Contact, which has oft been touted as a good defensive stock during
the current difficult economic conditions, said its June-year earnings might fall by about 15 per cent and underlying net profit by 20 to 23 per cent due to low South Island power prices, transmission constraints, reduced demand from
the Tiwai Point aluminium smelter and a big rise in gas prices.
The announcement sent the company's share price sprawling and it ended the day 6c off its lows but still down 69c or 9.4 per cent at $6.66 - its biggest-ever one day loss.
"It would be fair to say that the market wasn't expecting this," said
Forsyth Barr analyst Andrew Harvey-Green. In a statement to the market Contact said "extreme hydrological conditions this year, combined with transmission constraints, particularly arising from the unexpected removal of pole one of the interisland HVDC link in November 2007, have had a negative impact on earnings for the current financial year".

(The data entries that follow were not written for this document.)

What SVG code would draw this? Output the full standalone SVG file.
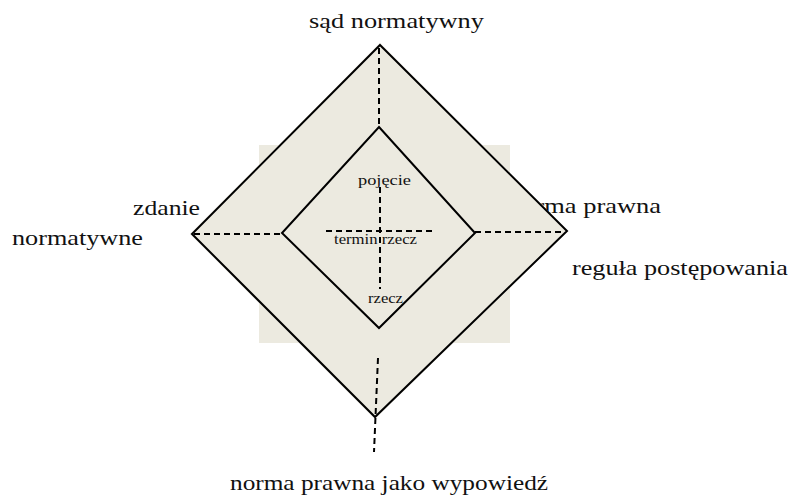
<svg xmlns="http://www.w3.org/2000/svg" width="793" height="495" viewBox="0 0 793 495">
<style>
.fill{fill:#ECEAE0;stroke:none}
.edge{fill:none;stroke:#000;stroke-width:2;stroke-linejoin:miter}
.dash{fill:none;stroke:#000;stroke-width:2;stroke-dasharray:6 4}
.big{font-size:21px;fill:#111}
.small{font-size:15px;fill:#111}
</style>
<rect width="793" height="495" fill="#fff"/>
<g font-family="Liberation Serif, Times New Roman, serif">
<g id="label-norma-prawna">
<text class="big" x="509" y="213" textLength="152" lengthAdjust="spacingAndGlyphs">norma prawna</text>
</g>
</g>
<g id="background">
<rect class="fill" x="259" y="145" width="251" height="198"/>
</g>
<g id="outer-diamond">
<polygon class="fill" points="380,43 568,231 375,419 190,234"/>
<polygon class="edge" points="380,45 567,231 375,417 192,234"/>
</g>
<g id="inner-diamond">
<polygon class="edge" points="379,127 475,233 379,328 282,233"/>
</g>
<g id="connectors">
<line class="dash" x1="379" y1="48" x2="379" y2="125"/>
<line class="dash" x1="380" y1="187" x2="380" y2="289"/>
<line class="dash" x1="326" y1="231" x2="433" y2="231"/>
<line class="dash" x1="194" y1="234" x2="282" y2="234"/>
<line class="dash" x1="475" y1="232" x2="565" y2="232"/>
<line class="dash" x1="378" y1="358" x2="374" y2="452"/>
</g>
<g font-family="Liberation Serif, Times New Roman, serif">
<g id="label-sad">
<text class="big" x="309" y="28" textLength="175" lengthAdjust="spacingAndGlyphs">sąd normatywny</text>
</g>
<g id="label-zdanie">
<text class="big" x="133" y="215" textLength="67" lengthAdjust="spacingAndGlyphs">zdanie</text>
<text class="big" x="12" y="245" textLength="131" lengthAdjust="spacingAndGlyphs">normatywne</text>
</g>
<g id="label-regula">
<text class="big" x="572" y="275" textLength="216" lengthAdjust="spacingAndGlyphs">reguła postępowania</text>
</g>
<g id="label-wypowiedz">
<text class="big" x="230" y="490" textLength="318" lengthAdjust="spacingAndGlyphs">norma prawna jako wypowiedź</text>
</g>
<g id="label-pojecie">
<text class="small" x="358" y="185" textLength="53" lengthAdjust="spacingAndGlyphs">pojęcie</text>
</g>
<g id="label-termin">
<text class="small" x="334" y="244" textLength="83" lengthAdjust="spacingAndGlyphs">termin rzecz</text>
</g>
<g id="label-rzecz">
<text class="small" x="368" y="303" textLength="35" lengthAdjust="spacingAndGlyphs">rzecz</text>
</g>
</g>
</svg>
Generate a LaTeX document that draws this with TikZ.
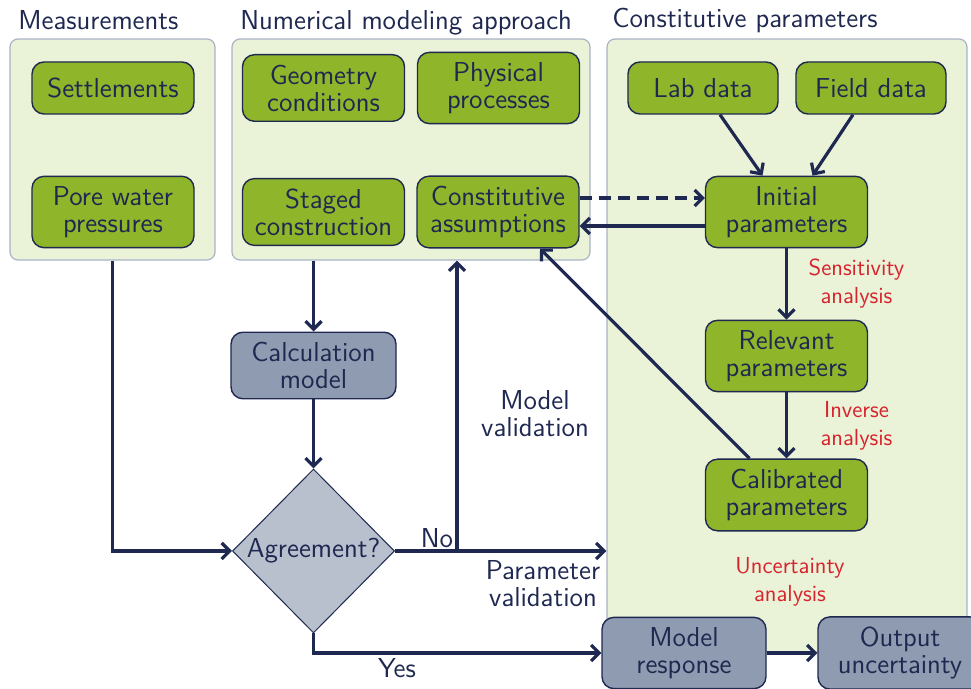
\documentclass[tikz,border=0pt]{standalone}
\usepackage{fontspec}
\usepackage{tikz}
\usetikzlibrary{shapes.geometric}
\usetikzlibrary{arrows.meta}
\definecolor{navy}{HTML}{1E2850}
\definecolor{leaf}{HTML}{8FB52B}
\definecolor{pale}{HTML}{EAF2D7}
\definecolor{rim}{HTML}{A9B4C6}
\definecolor{slate}{HTML}{8E9BB0}
\definecolor{mist}{HTML}{B8C0CE}
\definecolor{alert}{HTML}{D7232D}
\tikzset{
  group/.style={rounded corners=4pt, fill=pale, draw=rim, line width=0.6pt},
  item/.style={rounded corners=6pt, fill=leaf, draw=navy, line width=0.7pt, align=center,
    minimum width=81pt, minimum height=26pt, inner ysep=5pt, text=navy},
  calcbox/.style={item, fill=slate, minimum width=82.5pt},
  check/.style={diamond, fill=mist, draw=navy, line width=0.5pt, minimum width=81pt,
    minimum height=82pt, inner sep=0pt, text=navy},
  flow/.style={draw=navy, line width=1.6pt, -{Straight Barb[length=4pt,width=8pt]}},
  note/.style={text=alert, align=center, font=\sffamily\fontsize{11.6}{14}\selectfont},
  tag/.style={text=navy, align=center}
}
\newcommand{\headline}[1]{\textcolor{navy}{#1}}
\begin{document}
\begin{tikzpicture}[x=0.5pt,y=-0.5pt,font=\sffamily\fontsize{13.7}{13.5}\selectfont]
    \useasboundingbox (0,0) rectangle (971,689);
    % Groups
    \node[group, minimum width=102.5pt, minimum height=110.5pt] (meas) at (112.5,149.5) {};
    \node[group, minimum width=179pt, minimum height=110.5pt] (num) at (411,149.5) {};
    \node[group, minimum width=180pt, minimum height=306.5pt] (cpar) at (787,345.5) {};
    \node[anchor=base west, inner sep=0pt] (tmeas) at (18,30) {\headline{Measurements}};
    \node[anchor=base west, inner sep=0pt] (tnum) at (240,30) {\headline{Numerical modeling approach}};
    \node[anchor=base west, inner sep=0pt] (tcpar) at (612,28) {\headline{Constitutive parameters}};
    % Measurements
    \node[item] (sett) at (113,88) {Settlements};
    \node[item] (pore) at (113,212) {Pore water\\pressures};
    % Numerical modeling approach
    \node[item] (geom) at (323.5,88) {Geometry\\conditions};
    \node[item] (phys) at (498.5,88) {Physical\\processes};
    \node[item] (stag) at (323.5,212) {Staged\\construction};
    \node[item] (assum) at (498,212) {Constitutive\\assumptions};
    % Constitutive parameters
    \node[item, minimum width=75pt] (lab) at (703,88) {Lab data};
    \node[item, minimum width=75pt] (field) at (871,88) {Field data};
    \node[item] (init) at (786.5,212) {Initial\\parameters};
    \node[item] (rel) at (786.5,356) {Relevant\\parameters};
    \node[item] (cal) at (786.5,495) {Calibrated\\parameters};
    \node[note] (unote) at (790,582) {Uncertainty\\analysis};
    % Calculation and check
    \node[calcbox] (calc) at (313.5,365.5) {Calculation\\model};
    \node[check] (agree) at (313.5,551) {Agreement?};
    \node[calcbox, minimum width=82pt, minimum height=35pt] (resp) at (684,653) {Model\\response};
    \node[calcbox, minimum width=82pt, minimum height=35pt] (unc) at (900,653) {Output\\uncertainty};
    \coordinate (mv) at (457,551);
    % Flow edges
    \draw[flow] (meas.south) |- (agree.west);
    \draw[flow] (calc |- num.south) -- (calc.north);
    \draw[flow] (calc.south) -- (agree.north);
    \draw[flow] (agree.east) -- (agree.east -| cpar.west);
    \draw[flow] (mv) -- (mv |- num.south);
    \draw[flow] (agree.south) |- (resp.west);
    \draw[flow] (resp.east) -- (unc.west);
    \node[tag] (no) at (437,538) {No};
    \node[tag] (pval) at (543,584) {Parameter\\validation};
    \node[tag] (mval) at (535,414) {Model\\validation};
    \node[tag] (yes) at (397,668) {Yes};
    % Parameter edges
    \draw[flow, dash pattern=on 6pt off 3.5pt] ([yshift=7pt]assum.east) -- ([yshift=7pt]assum.east -| init.west);
    \draw[flow] ([yshift=-7pt]init.west) -- ([yshift=-7pt]init.west -| assum.east);
    \draw[flow] ([xshift=8.5pt]lab.south) -- ([xshift=-12pt]init.north);
    \draw[flow] ([xshift=-9pt]field.south) -- ([xshift=13pt]init.north);
    \draw[flow] (init) -- node[note, xshift=35pt] {Sensitivity\\analysis} (rel);
    \draw[flow] (rel) -- node[note, xshift=35pt] {Inverse\\analysis} (cal);
    \draw[flow] ([xshift=-18.5pt]cal.north) -- ([xshift=21pt]assum.south);
\end{tikzpicture}
\end{document}
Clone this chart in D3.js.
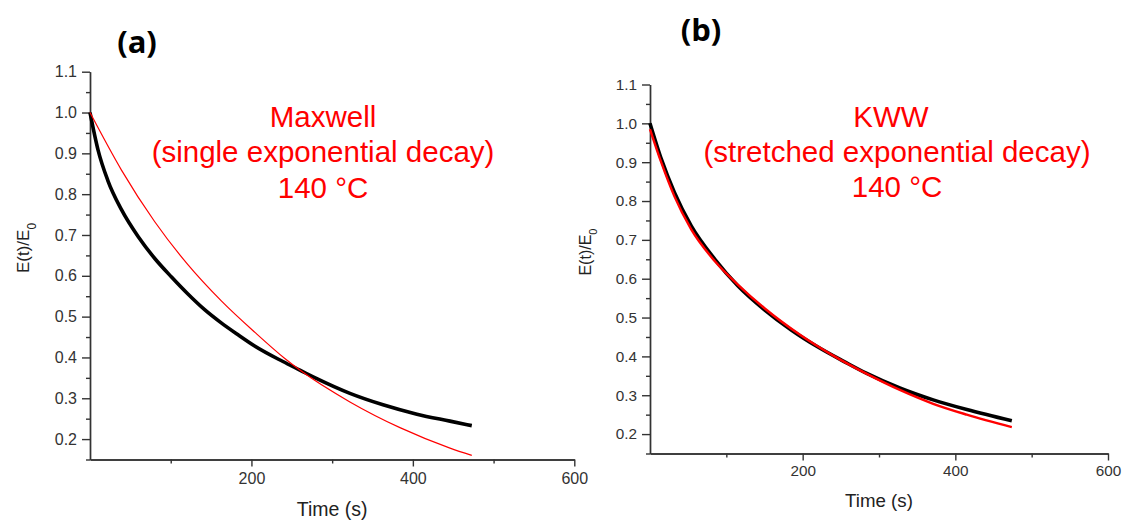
<!DOCTYPE html>
<html>
<head>
<meta charset="utf-8">
<script src="https://cdn.jsdelivr.net/npm/d3@7"></script>
<style>
  body { margin: 0; background: #fff; }
  text { font-family: "Liberation Sans", Arial, sans-serif; }
</style>
</head>
<body>
<div id="chart"></div>
<script>
// panel (a): measured relaxation vs Maxwell fit
var timeA = [0, 10, 22, 39, 60, 80, 101, 121, 142, 163, 183, 204, 239, 260, 281, 322, 363, 405, 446, 473];
var dataA = [1.0, 0.908, 0.834, 0.762, 0.695, 0.643, 0.597, 0.556, 0.517, 0.484, 0.456, 0.428, 0.390, 0.369, 0.348, 0.312, 0.284, 0.261, 0.244, 0.233];
var fitTimeA = [0, 39, 80, 121, 163, 204, 241, 260, 322, 384, 446, 473];
var fitA = [1.0, 0.859, 0.733, 0.628, 0.538, 0.462, 0.398, 0.369, 0.291, 0.228, 0.178, 0.160];

// panel (b): measured relaxation vs KWW fit
var timeB = [0, 15, 32, 54, 85, 115, 150, 185, 220, 255, 284, 328, 371, 415, 474];
var dataB = [1.0, 0.907, 0.822, 0.736, 0.650, 0.582, 0.520, 0.468, 0.424, 0.386, 0.356, 0.318, 0.288, 0.263, 0.234];
var fitTimeB = [0, 15, 32, 54, 85, 115, 150, 197, 240, 284, 328, 371, 415, 474];
var fitB = [0.985, 0.898, 0.812, 0.727, 0.645, 0.585, 0.524, 0.455, 0.402, 0.355, 0.313, 0.278, 0.250, 0.218];

var xMajor = [200, 400, 600];
var xMinor = [100, 300, 500];
var yMajor = [0.2, 0.3, 0.4, 0.5, 0.6, 0.7, 0.8, 0.9, 1.0, 1.1];
var yMinor = [0.15, 0.25, 0.35, 0.45, 0.55, 0.65, 0.75, 0.85, 0.95, 1.05];
var xDomain = [0, 600];
var yDomain = [0.15, 1.1];

var svg = d3.select('#chart')
  .append('svg')
  .attr('width', 1122)
  .attr('height', 520);

svg.append('rect').attr('width', 1122).attr('height', 520).attr('fill', '#fff');

function zip(t, v) {
  var out = [];
  for (var i = 0; i < t.length; i++) out.push([t[i], v[i]]);
  return out;
}

function drawPanel(p) {
  var x = d3.scaleLinear().domain(xDomain).range([p.left, p.right]);
  var y = d3.scaleLinear().domain(yDomain).range([p.bottom, p.top]);

  var g = svg.append('g');

  // minor ticks first, then major axes on top
  g.append('g')
    .attr('class', 'axis')
    .attr('transform', 'translate(0,' + p.bottom + ')')
    .call(d3.axisBottom(x).tickValues(xMinor).tickSize(4).tickSizeOuter(0).tickFormat(''));
  g.append('g')
    .attr('class', 'axis')
    .attr('transform', 'translate(' + p.left + ',0)')
    .call(d3.axisLeft(y).tickValues(yMinor).tickSize(4).tickSizeOuter(0).tickFormat(''));

  g.append('g')
    .attr('class', 'axis')
    .attr('transform', 'translate(0,' + p.bottom + ')')
    .call(d3.axisBottom(x).tickValues(xMajor).tickSize(7).tickSizeOuter(0).tickPadding(p.xPad).tickFormat(d3.format('d')));
  g.append('g')
    .attr('class', 'axis')
    .attr('transform', 'translate(' + p.left + ',0)')
    .call(d3.axisLeft(y).tickValues(yMajor).tickSize(8).tickSizeOuter(0).tickPadding(5).tickFormat(d3.format('.1f')));

  g.selectAll('.axis path, .axis line')
    .attr('stroke', '#333')
    .attr('stroke-width', 1.4);
  g.selectAll('.axis text')
    .attr('fill', '#333')
    .style('font-size', p.tickFont + 'px')
    .style('font-family', '"Liberation Sans", Arial, sans-serif');

  // axis titles
  g.append('text')
    .attr('x', (p.left + p.right) / 2)
    .attr('y', p.xTitleY)
    .attr('text-anchor', 'middle')
    .attr('fill', '#222')
    .style('font-size', p.titleFont + 'px')
    .text('Time (s)');

  var yt = g.append('text')
    .attr('transform', 'translate(' + p.yTitleX + ',' + p.yTitleY + ') rotate(-90)')
    .attr('text-anchor', 'middle')
    .attr('fill', '#222')
    .style('font-size', p.yTitleFont + 'px');
  yt.append('tspan').text('E(t)/E');
  yt.append('tspan').attr('baseline-shift', 'sub').style('font-size', (p.yTitleFont * 0.7) + 'px').text('0');

  var line = d3.line()
    .x(function(d) { return x(d[0]); })
    .y(function(d) { return y(d[1]); })
    .curve(d3.curveMonotoneX);

  g.append('path')
    .datum(zip(p.t, p.v))
    .attr('fill', 'none')
    .attr('stroke', '#000')
    .attr('stroke-width', 3.6)
    .attr('stroke-linejoin', 'round')
    .attr('d', line);

  g.append('path')
    .datum(zip(p.ft, p.fv))
    .attr('fill', 'none')
    .attr('stroke', '#ff0000')
    .attr('stroke-width', p.fitWidth)
    .attr('d', line);

  // panel letter
  g.append('text')
    .attr('x', p.letterX)
    .attr('y', p.letterY)
    .attr('text-anchor', 'middle')
    .attr('fill', '#000')
    .style('font-family', '"Open Sans", "DejaVu Sans", sans-serif')
    .style('font-weight', 'bold')
    .style('font-size', '31px')
    .text(p.letter);

  // annotation
  p.note.forEach(function(s, i) {
    g.append('text')
      .attr('x', p.noteX[i])
      .attr('y', p.noteY[i])
      .attr('text-anchor', 'middle')
      .attr('fill', '#ff0000')
      .style('font-size', '29.5px')
      .text(s);
  });
}

drawPanel({
  left: 90, right: 574.3, top: 71.7, bottom: 459.5,
  t: timeA, v: dataA, ft: fitTimeA, fv: fitA, fitWidth: 1.2,
  tickFont: 16, titleFont: 19.5, yTitleFont: 17, xPad: 6,
  xTitleY: 516, yTitleX: 29, yTitleY: 248,
  letter: '(a)', letterX: 137, letterY: 53,
  note: ['Maxwell', '(single exponential decay)', '140 \u00B0C'],
  noteX: [323, 323, 323], noteY: [127, 162, 198]
});

drawPanel({
  left: 650, right: 1108, top: 84.5, bottom: 453.5,
  t: timeB, v: dataB, ft: fitTimeB, fv: fitB, fitWidth: 2.4,
  tickFont: 15.3, titleFont: 18.7, yTitleFont: 16, xPad: 5,
  xTitleY: 507, yTitleX: 591, yTitleY: 252,
  letter: '(b)', letterX: 701, letterY: 41,
  note: ['KWW', '(stretched exponential decay)', '140 \u00B0C'],
  noteX: [891, 897, 897], noteY: [127, 162, 197]
});
</script>
</body>
</html>
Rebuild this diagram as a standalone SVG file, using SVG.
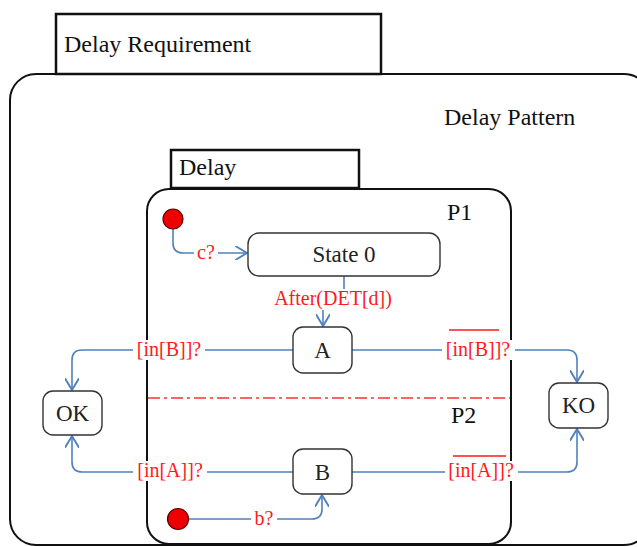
<svg xmlns="http://www.w3.org/2000/svg" width="637" height="547" viewBox="0 0 637 547">
<style>
text{font-family:"Liberation Serif","Times New Roman",serif}
.title{font-size:24px;fill:#111}
.node rect{fill:#fff;stroke:#333;stroke-width:1.4}
.node text{font-size:23px;fill:#222;text-anchor:middle}
.conn{fill:none;stroke:#4f81bd;stroke-width:1.6}
.lbl{font-size:20px;fill:#ff1a1a;text-anchor:middle}
.bg{fill:#fff}
.init{fill:#ee0000;stroke:#5a0000;stroke-width:1.2}
</style>
<defs>
<marker id="arr" markerUnits="userSpaceOnUse" markerWidth="14" markerHeight="14" refX="11" refY="6" orient="auto" viewBox="0 0 12 12">
<path d="M1,0 L11,6 L1,12" fill="none" stroke="#4f81bd" stroke-width="1.6"/>
</marker>
</defs>
<rect width="637" height="547" fill="#fff"/>

<g id="delay-pattern">
<rect x="10" y="74" width="640" height="471" rx="26" fill="none" stroke="#111" stroke-width="2"/>
<text class="title" x="444" y="125">Delay Pattern</text>
</g>
<g id="delay-requirement">
<rect x="56" y="14" width="325" height="60" fill="#fff" stroke="#111" stroke-width="2.5"/>
<text class="title" x="64" y="52">Delay Requirement</text>
</g>
<g id="delay">
<rect x="147" y="189" width="364" height="355" rx="22" fill="none" stroke="#111" stroke-width="2"/>
<rect x="171" y="150" width="188" height="38" fill="#fff" stroke="#111" stroke-width="2.5"/>
<text class="title" x="179" y="175">Delay</text>
<text class="title" x="447" y="220">P1</text>
<text class="title" x="451" y="423">P2</text>
<line x1="148" y1="398" x2="510" y2="398" stroke="#ff3030" stroke-width="1.6" stroke-dasharray="12,4,3,4"/>
</g>

<g id="connectors">
<path class="conn" d="M173,229 V243 Q173,253 183,253 H247" marker-end="url(#arr)"/>
<path class="conn" d="M344,276 V300 H323 V326" marker-end="url(#arr)"/>
<path class="conn" d="M293,350 H82 Q72,350 72,360 V390" marker-end="url(#arr)"/>
<path class="conn" d="M352,350 H567 Q577,350 577,360 V382" marker-end="url(#arr)"/>
<path class="conn" d="M293,472 H82 Q72,472 72,462 V436" marker-end="url(#arr)"/>
<path class="conn" d="M352,472 H567 Q577,472 577,462 V429" marker-end="url(#arr)"/>
<path class="conn" d="M189,519 H312 Q322,519 322,509 V495" marker-end="url(#arr)"/>

<rect class="bg" x="194" y="243" width="24" height="20"/>
<text class="lbl" x="206" y="259">c?</text>
<rect class="bg" x="271" y="289" width="124" height="21"/>
<text class="lbl" x="333" y="305">After(DET[d])</text>
<rect class="bg" x="133" y="340" width="72" height="20"/>
<text class="lbl" x="169" y="356">[in[B]]?</text>
<rect class="bg" x="442" y="340" width="73" height="20"/>
<text class="lbl" x="478" y="356">[in[B]]?</text>
<line x1="449" y1="330" x2="499" y2="330" stroke="#ff1a1a" stroke-width="1.6"/>
<rect class="bg" x="133" y="461" width="74" height="20"/>
<text class="lbl" x="170" y="477">[in[A]]?</text>
<rect class="bg" x="445" y="461" width="73" height="20"/>
<text class="lbl" x="481" y="477">[in[A]]?</text>
<line x1="453" y1="456" x2="506" y2="456" stroke="#ff1a1a" stroke-width="1.6"/>
<rect class="bg" x="251" y="510" width="26" height="19"/>
<text class="lbl" x="264" y="525">b?</text>
</g>

<g id="init-p1"><circle class="init" cx="173" cy="219" r="10"/></g>
<g id="init-p2"><circle class="init" cx="178" cy="519" r="10.5"/></g>
<g id="state0" class="node"><rect x="248" y="233" width="192" height="43" rx="11"/><text x="344" y="262">State 0</text></g>
<g id="A" class="node"><rect x="293" y="327" width="59" height="46" rx="10"/><text x="322.5" y="358">A</text></g>
<g id="B" class="node"><rect x="293" y="449" width="59" height="45" rx="10"/><text x="322.5" y="480">B</text></g>
<g id="OK" class="node"><rect x="43" y="391" width="59" height="44" rx="10"/><text x="72.5" y="421">OK</text></g>
<g id="KO" class="node"><rect x="549" y="383" width="59" height="45" rx="10"/><text x="578.5" y="413">KO</text></g>
</svg>
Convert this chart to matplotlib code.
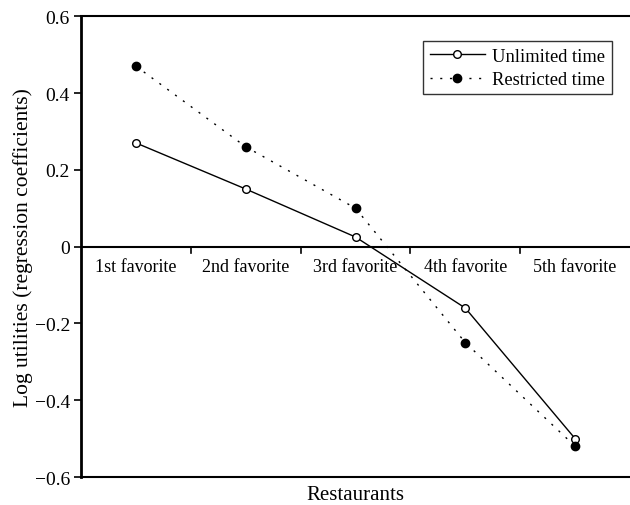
import matplotlib.pyplot as plt
import numpy as np

plt.rcParams['font.family'] = ['Liberation Serif', 'DejaVu Serif']

# Data
categories = ['1st favorite', '2nd favorite', '3rd favorite', '4th favorite', '5th favorite']
unlimited = [0.27, 0.15, 0.025, -0.16, -0.50]
restricted = [0.47, 0.26, 0.10, -0.25, -0.52]
y_ticks = [-0.6, -0.4, -0.2, 0, 0.2, 0.4, 0.6]
y_tick_labels = ['\u22120.6', '\u22120.4', '\u22120.2', '0', '0.2', '0.4', '0.6']

x = np.arange(len(categories))

fig = plt.figure(figsize=(6.3, 5.06), dpi=100)
ax = fig.add_axes([0.1286, 0.0553, 0.8714, 0.9107])

ax.plot(x, unlimited, color='black', linestyle='-', linewidth=1.0,
        marker='o', markersize=5.5, markerfacecolor='white',
        markeredgecolor='black', markeredgewidth=1.0, label='Unlimited time')
ax.plot(x, restricted, color='black', linestyle=(0, (1.5, 5.5)), linewidth=1.0,
        marker='o', markersize=6, markerfacecolor='black',
        markeredgecolor='black', label='Restricted time')

ax.set_xlim(-0.5, len(categories) - 0.5)
ax.set_ylim(-0.6, 0.6)

# Frame: left, top and bottom lines, no right line
ax.spines['right'].set_visible(False)
ax.spines['left'].set_linewidth(2.0)
ax.spines['top'].set_linewidth(1.5)
ax.spines['bottom'].set_linewidth(1.5)

# Zero line with category boundary ticks
ax.axhline(0, color='black', linewidth=1.5, zorder=1)
for b in np.arange(0.5, len(categories) - 0.5, 1):
    ax.plot([b, b], [0, -0.016], color='black', linewidth=1.2, zorder=1)
for i, c in enumerate(categories):
    ax.text(i, -0.053, c, ha='center', va='center', fontsize=13)

ax.set_xticks([])
ax.set_yticks(y_ticks)
ax.set_yticklabels(y_tick_labels, fontsize=14)
ax.tick_params(axis='y', direction='out', length=5, width=1.2, pad=3)

ax.set_ylabel('Log utilities (regression coefficients)', fontsize=15.5, labelpad=1)
ax.text(0.5, -0.039, 'Restaurants', transform=ax.transAxes,
        ha='center', va='center', fontsize=15)

leg = ax.legend(loc='upper right', bbox_to_anchor=(0.967, 0.946), fontsize=13.3,
                frameon=True, fancybox=False, edgecolor='black',
                handlelength=3.0, borderpad=0.35, labelspacing=0.35,
                handletextpad=0.4, borderaxespad=0)
leg.get_frame().set_linewidth(1.0)

plt.savefig('out.png', dpi=100)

Early in the financial year, Contact warned full-year earnings would
likely be flat or slightly down due to low lake levels and the ongoing
problem that the interisland transmission constraint meant wholesale prices in the South Island, where the company was at the time selling more electricity
than it generated, were unusually high.
However the situation was reversed late last year as crucial South Island
hydro lakes filled so quickly that generators were forced to begin spilling water.
Yesterday Contact Energy chief executive David Baldwin also pointed to reduced production at the Tiwai Point smelter which can consume up to one-third of New Zealand's entire generation capacity. With the smelter cutting
back consumption overall demand was much lower.
Furthermore, transmission constraints meant that power generated in the lower South Island could not be transported to consumers elsewhere. The overall
effect has been unusually low South Island wholesale power prices.
While its retail customer base and wholesale contracts with big industrial users mean about 85 per cent of its generation is effectively hedged against wholesale price volatility, Baldwin said the remaining 15 per cent was subject to vagaries of the market and the revenue derived from it could swing by about $100 million from year to year.
Adding to Contact's woes, it has been forced to pay more for gas supplies, during the current financial year, by as much as 25 per cent.
Meanwhile, the South Island factors that have hit Contact Energy will
inevitably affect big state-owned power company Meridian which is
even more exposed, having more hydro generation in the South along
with a closer relationship with Tiwai Point.
Meridian spokesman Alan Seay confirmed constrained transmission, unusually heavy inflows into its catchments "which you're now seeing reflected in the form of spill down the Waitaki chain" along with reduced demand from Tiwai Point were "impacting us as well in a material way".
He acknowledged profit could be affected.